His employer did not automatically treat his failure to appear to work as a resignation or abandonment. Instead, the employer provided him with a series of five letters setting out his options and deadlines to return to work. The employer unilaterally provided many extensions to these deadlines despite being under no obligation under law to do so.

After five letters and 8 months of absenteeism, the employer decided to treat the employee’s refusal to return to work as a voluntary resignation. The employer relied on a number of objective factors (recall that the test for abandonment is an objective one) to support their decision, including:

  • a) the employee’s failure to report to work and fulfill his employment obligations for over 8 months; and,
  • b) a voluntary and undisclosed relocation from New Brunswick to Ontario coupled with a lack of intention to return to New Brunswick for work.


The motion judge agreed with the employer. Although there is no doubt the employee suffered from depression, he was nevertheless aware of his responsibilities and what was expected of him. The employer sent numerous letters advising the employee of his options and even extended the courtesy of extensions to return to work. The motion judge drew a comparison between the employee’s unilateral decision to relocate to Ontario and a hypothetical situation where the employer had changed the terms of the employee’s employment and forced him to relocate to a new province as a condition of continued employment. The latter would be a constructive dismissal. Why, asked the motion judge, would the former not produce the same result?

In the end, the motion judge held that the employee had indeed abandoned his employment. As a consequence, the employee’s claim for wrongful dismissal damages was dismissed.

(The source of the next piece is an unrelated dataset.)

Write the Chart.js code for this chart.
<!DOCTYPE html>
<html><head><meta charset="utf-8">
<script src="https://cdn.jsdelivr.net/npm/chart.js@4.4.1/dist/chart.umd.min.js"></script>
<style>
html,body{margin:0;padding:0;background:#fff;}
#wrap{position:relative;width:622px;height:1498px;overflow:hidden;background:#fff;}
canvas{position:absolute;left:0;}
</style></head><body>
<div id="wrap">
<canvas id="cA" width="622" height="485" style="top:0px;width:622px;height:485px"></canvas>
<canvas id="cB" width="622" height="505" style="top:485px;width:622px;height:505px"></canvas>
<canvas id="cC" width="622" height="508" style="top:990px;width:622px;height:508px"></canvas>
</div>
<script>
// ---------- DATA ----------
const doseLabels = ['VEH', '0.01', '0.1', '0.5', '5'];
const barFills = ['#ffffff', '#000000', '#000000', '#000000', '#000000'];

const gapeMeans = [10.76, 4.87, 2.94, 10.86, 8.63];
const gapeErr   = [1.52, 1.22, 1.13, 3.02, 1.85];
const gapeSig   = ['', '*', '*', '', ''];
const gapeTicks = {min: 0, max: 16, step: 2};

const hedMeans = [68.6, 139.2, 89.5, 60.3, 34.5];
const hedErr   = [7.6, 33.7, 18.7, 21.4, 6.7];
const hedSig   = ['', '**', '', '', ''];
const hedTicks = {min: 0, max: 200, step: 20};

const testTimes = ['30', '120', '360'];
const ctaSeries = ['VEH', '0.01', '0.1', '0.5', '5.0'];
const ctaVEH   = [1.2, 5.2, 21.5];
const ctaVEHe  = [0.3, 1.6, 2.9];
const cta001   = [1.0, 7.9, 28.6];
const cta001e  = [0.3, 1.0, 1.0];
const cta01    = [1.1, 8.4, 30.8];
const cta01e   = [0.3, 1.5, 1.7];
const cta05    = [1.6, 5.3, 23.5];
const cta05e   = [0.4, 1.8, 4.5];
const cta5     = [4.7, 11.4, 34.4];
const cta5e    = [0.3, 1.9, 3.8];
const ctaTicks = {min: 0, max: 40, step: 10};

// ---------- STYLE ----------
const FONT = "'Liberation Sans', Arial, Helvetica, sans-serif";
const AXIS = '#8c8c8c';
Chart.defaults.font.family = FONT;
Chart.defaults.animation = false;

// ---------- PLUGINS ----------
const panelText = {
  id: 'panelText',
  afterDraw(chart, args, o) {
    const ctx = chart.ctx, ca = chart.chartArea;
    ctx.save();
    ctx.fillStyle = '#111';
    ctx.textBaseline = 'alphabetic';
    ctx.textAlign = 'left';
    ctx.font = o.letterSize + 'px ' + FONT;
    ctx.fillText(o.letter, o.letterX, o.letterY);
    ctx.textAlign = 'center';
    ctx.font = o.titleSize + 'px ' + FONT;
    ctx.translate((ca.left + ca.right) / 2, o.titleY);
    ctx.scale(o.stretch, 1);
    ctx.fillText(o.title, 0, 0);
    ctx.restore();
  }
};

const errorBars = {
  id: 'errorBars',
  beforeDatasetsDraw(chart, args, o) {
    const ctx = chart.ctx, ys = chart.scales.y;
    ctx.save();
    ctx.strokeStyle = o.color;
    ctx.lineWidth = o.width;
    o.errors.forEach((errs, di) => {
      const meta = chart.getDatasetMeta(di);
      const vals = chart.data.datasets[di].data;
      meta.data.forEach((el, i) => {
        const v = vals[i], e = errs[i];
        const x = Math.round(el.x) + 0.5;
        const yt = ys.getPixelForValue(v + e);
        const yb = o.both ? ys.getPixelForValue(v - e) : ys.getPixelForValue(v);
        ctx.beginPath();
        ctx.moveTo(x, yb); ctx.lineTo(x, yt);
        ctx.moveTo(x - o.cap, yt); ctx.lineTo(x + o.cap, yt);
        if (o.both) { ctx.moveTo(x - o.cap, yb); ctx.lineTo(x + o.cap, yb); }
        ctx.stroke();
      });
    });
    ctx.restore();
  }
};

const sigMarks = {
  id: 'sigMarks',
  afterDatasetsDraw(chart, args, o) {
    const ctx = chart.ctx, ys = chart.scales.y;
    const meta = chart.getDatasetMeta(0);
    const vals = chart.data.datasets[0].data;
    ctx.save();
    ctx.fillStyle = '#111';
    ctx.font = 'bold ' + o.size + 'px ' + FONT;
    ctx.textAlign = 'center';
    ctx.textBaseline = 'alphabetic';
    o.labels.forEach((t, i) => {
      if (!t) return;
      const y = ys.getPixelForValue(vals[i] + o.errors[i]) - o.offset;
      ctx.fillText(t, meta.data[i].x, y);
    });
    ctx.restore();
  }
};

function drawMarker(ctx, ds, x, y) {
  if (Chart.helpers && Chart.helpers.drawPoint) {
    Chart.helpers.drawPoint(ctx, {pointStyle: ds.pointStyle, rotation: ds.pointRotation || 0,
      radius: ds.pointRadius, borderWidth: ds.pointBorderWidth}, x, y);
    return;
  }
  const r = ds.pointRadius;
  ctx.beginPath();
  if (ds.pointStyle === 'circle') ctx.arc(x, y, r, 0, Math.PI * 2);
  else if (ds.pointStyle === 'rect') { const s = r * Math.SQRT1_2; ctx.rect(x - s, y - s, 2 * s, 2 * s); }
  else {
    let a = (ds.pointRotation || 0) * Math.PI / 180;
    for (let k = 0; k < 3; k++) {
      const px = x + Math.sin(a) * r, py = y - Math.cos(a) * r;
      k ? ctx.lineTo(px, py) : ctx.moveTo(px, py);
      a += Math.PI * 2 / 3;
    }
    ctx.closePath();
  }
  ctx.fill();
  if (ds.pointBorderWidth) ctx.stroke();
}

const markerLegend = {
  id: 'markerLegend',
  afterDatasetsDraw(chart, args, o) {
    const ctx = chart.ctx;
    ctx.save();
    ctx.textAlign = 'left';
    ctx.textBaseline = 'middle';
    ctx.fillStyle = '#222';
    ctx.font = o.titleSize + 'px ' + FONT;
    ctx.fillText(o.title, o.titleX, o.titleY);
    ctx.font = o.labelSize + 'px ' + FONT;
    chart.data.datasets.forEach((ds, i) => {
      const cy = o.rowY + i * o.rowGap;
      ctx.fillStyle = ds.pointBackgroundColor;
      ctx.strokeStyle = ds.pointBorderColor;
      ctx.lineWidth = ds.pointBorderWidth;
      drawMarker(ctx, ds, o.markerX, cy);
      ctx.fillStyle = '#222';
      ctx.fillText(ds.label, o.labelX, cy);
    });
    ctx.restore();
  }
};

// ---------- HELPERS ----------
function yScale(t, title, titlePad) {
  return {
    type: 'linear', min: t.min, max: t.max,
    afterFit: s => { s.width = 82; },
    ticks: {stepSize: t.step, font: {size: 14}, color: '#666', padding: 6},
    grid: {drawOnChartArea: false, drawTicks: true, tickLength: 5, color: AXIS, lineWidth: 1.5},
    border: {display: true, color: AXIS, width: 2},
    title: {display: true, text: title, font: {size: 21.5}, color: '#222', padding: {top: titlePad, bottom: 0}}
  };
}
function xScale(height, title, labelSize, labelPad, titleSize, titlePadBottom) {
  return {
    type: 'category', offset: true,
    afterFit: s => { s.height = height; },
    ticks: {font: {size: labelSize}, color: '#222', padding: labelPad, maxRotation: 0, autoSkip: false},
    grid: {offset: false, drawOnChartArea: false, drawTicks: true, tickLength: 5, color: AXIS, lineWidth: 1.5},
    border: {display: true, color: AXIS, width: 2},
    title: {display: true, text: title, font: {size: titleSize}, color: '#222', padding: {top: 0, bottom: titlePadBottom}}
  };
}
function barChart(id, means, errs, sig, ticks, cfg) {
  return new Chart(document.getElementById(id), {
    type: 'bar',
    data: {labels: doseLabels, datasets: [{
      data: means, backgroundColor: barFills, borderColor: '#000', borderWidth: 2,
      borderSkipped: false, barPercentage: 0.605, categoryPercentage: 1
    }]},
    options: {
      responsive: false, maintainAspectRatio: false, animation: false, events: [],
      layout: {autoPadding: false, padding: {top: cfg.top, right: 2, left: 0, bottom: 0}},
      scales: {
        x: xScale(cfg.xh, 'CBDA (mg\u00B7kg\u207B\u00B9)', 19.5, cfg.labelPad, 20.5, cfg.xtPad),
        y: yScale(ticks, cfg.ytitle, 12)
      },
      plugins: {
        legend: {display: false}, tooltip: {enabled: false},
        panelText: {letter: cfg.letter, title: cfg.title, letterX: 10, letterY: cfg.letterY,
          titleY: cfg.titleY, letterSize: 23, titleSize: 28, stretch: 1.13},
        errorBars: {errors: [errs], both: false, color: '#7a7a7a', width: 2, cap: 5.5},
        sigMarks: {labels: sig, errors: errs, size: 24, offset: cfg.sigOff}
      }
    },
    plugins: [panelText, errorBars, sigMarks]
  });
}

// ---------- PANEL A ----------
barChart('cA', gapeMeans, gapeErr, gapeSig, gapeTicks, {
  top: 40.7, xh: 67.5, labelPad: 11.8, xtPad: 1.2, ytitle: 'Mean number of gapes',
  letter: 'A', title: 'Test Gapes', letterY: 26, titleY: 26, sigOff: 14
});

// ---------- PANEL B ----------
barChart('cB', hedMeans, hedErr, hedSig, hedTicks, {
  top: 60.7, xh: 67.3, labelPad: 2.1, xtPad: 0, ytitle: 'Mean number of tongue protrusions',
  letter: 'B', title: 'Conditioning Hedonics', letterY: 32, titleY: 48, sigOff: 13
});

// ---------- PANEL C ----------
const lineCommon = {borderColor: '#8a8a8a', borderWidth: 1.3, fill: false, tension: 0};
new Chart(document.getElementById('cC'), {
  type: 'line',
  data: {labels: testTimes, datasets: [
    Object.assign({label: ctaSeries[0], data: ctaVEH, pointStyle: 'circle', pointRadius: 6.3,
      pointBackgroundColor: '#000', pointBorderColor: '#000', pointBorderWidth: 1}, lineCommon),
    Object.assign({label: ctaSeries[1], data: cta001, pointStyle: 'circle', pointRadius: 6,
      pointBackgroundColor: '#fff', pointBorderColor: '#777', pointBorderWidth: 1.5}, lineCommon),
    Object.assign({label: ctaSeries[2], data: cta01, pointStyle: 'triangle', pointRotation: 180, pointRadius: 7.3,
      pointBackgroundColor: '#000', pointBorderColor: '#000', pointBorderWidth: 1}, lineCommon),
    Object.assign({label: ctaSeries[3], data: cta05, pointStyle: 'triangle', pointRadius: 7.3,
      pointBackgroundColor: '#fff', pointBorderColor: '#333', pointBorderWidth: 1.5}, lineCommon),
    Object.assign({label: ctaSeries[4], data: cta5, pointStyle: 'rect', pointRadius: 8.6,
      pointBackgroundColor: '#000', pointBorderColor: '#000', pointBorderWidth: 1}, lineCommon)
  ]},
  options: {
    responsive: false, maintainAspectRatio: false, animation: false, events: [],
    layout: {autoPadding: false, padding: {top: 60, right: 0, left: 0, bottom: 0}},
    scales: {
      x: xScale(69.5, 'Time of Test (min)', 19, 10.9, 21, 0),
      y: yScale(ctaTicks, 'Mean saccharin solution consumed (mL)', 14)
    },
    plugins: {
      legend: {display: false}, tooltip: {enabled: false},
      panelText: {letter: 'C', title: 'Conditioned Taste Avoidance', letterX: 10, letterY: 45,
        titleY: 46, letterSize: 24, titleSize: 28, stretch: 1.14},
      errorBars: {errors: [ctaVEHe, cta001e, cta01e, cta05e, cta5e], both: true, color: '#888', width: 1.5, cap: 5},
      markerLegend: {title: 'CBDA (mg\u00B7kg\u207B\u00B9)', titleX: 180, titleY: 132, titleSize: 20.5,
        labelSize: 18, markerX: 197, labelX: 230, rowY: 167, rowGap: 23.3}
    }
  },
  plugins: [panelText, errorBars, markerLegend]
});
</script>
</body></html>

Interestingly, the motion judge found in obiter that if the employee had not abandoned his employment and had indeed been terminated he would have been entitled to 10 months’ pay in lieu of notice – an amount resembling approximately $50,000 in damages. Not only did the employee lose out on these damages, they were also ordered to pay to the employer $42,500 as legal costs. Abandonment can potentially be a costly mistake for an employee – in this case, it certainly was.